On Fri, Jun 29, 2018 at 5:29 PM, Ross Zwisler
On Fri, Jun 29, 2018 at 04:57:29PM -0700, Dan Williams wrote:
> On Fri, Jun 29, 2018 at 4:39 PM, Ross Zwisler
> <ross.zwisler(a)linux.intel.com> wrote:
> > ndctl/list.c keeps track of a set of enum util_json_flags which are based
> > on the command line options passed in. This handling is a little messy,
> > though. We have an accessor function, listopts_to_flags(), which is used
> > multiple times. We sometimes pass the flags around as function arguments,
> > and we also have a copy stashed in the local struct list_filter_arg called
> > "lfa". In some functions we access the flags in multiple ways.
> > These flags are local to ndctl/list.c, are set exactly once per invocation
> > and never change. Create a variable local to that file, initialize it once
> > and use it everywhere.
> > Signed-off-by: Ross Zwisler <ross.zwisler(a)linux.intel.com>
> > ---
> > ndctl/list.c | 54 +++++++++++++++++++++++++++---------------------------
> > util/filter.h | 1 -
> > 2 files changed, 27 insertions(+), 28 deletions(-)
> I don't see the point of this thrash. It's not a win code size wise
> and I think it needlessly adds more dependence on global variables.
I disagree. We currently have the flags value passed around as function
arguments, we have a version stashed in a data structure we pass around, and
we have one which is already essentially a global variable that is accessed
via an accessor function. Having all three is complex and unnecessary,
especially considering that the flags never change.
Can we just choose one way of accessing the flags and use it everywhere? If
not a global variable, which would you like to use?
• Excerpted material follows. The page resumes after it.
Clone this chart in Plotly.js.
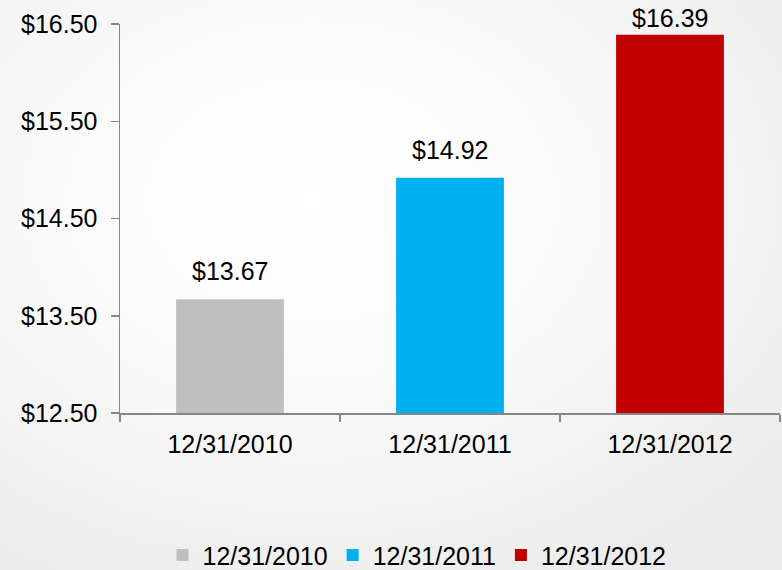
<!DOCTYPE html>
<html>
<head>
<meta charset="utf-8">
<script src="https://cdn.plot.ly/plotly-3.0.1.min.js"></script>
<style>
  html, body { margin: 0; padding: 0; }
  body { width: 782px; height: 570px; overflow: hidden;
         background: radial-gradient(ellipse 75% 75% at 40% 35%, #ffffff 0%, #fafafa 45%, #ececec 100%); }
  #chart { width: 782px; height: 570px; }
</style>
</head>
<body>
<div id="chart"></div>
<script>
const categories = ["12/31/2010", "12/31/2011", "12/31/2012"];
const values = [13.67, 14.92, 16.39];
const colors = ["#bfbfbf", "#00b0f0", "#c00000"];
const yTicks = [12.5, 13.5, 14.5, 15.5, 16.5];
const labelShift = [12, 12, 1];

const FONT = "Liberation Sans, Arial, sans-serif";

const traces = categories.map((c, i) => ({
  type: "bar",
  name: c,
  x: [c],
  y: [values[i]],
  width: 0.49,
  marker: { color: colors[i] },
  hoverinfo: "skip"
}));

const annotations = categories.map((c, i) => ({
  x: c, y: values[i], xref: "x", yref: "y",
  text: "$" + values[i].toFixed(2),
  showarrow: false,
  yanchor: "bottom",
  yshift: labelShift[i],
  font: { family: FONT, size: 25, color: "#000" }
}));

const layout = {
  width: 782, height: 570,
  paper_bgcolor: "rgba(0,0,0,0)",
  plot_bgcolor: "rgba(0,0,0,0)",
  margin: { l: 120, r: 2, t: 24, b: 157 },
  barmode: "overlay",
  font: { family: FONT, size: 25, color: "#000" },
  annotations: annotations,
  xaxis: {
    type: "category",
    categoryorder: "array",
    categoryarray: categories,
    showline: true, linecolor: "#868686", linewidth: 1.5,
    ticks: "outside", tickson: "boundaries", ticklen: 7, tickcolor: "#868686", tickwidth: 1.5,
    showgrid: false, zeroline: false,
    ticklabelstandoff: 8,
    tickfont: { size: 25, color: "#000" }
  },
  yaxis: {
    range: [12.5, 16.5],
    tickvals: yTicks,
    tickformat: "$.2f",
    showline: true, linecolor: "#868686", linewidth: 1.5,
    ticks: "outside", ticklen: 8, tickcolor: "#868686", tickwidth: 1.5,
    showgrid: false, zeroline: false,
    ticklabelstandoff: 8,
    tickfont: { size: 25, color: "#000" }
  },
  showlegend: true,
  legend: {
    orientation: "h",
    x: 0.45, xanchor: "center",
    yref: "container", y: 0.026, yanchor: "middle",
    font: { size: 25, color: "#000" },
    itemwidth: 30,
    bgcolor: "rgba(0,0,0,0)"
  }
};

Plotly.newPlot("chart", traces, layout, { displayModeBar: false, staticPlot: true });
</script>
</body>
</html>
The point of having them passed into the util_filter_param was in
preparation for the "ndctl monitor" work. I'd prefer to see how that
work re-uses the list helpers or what can be refactored before we
convert more code to just look at a global variable. I agree that it
is currently pointless, but we are close to adding another use of
util_filter_param, so I'd prefer to see where that goes first.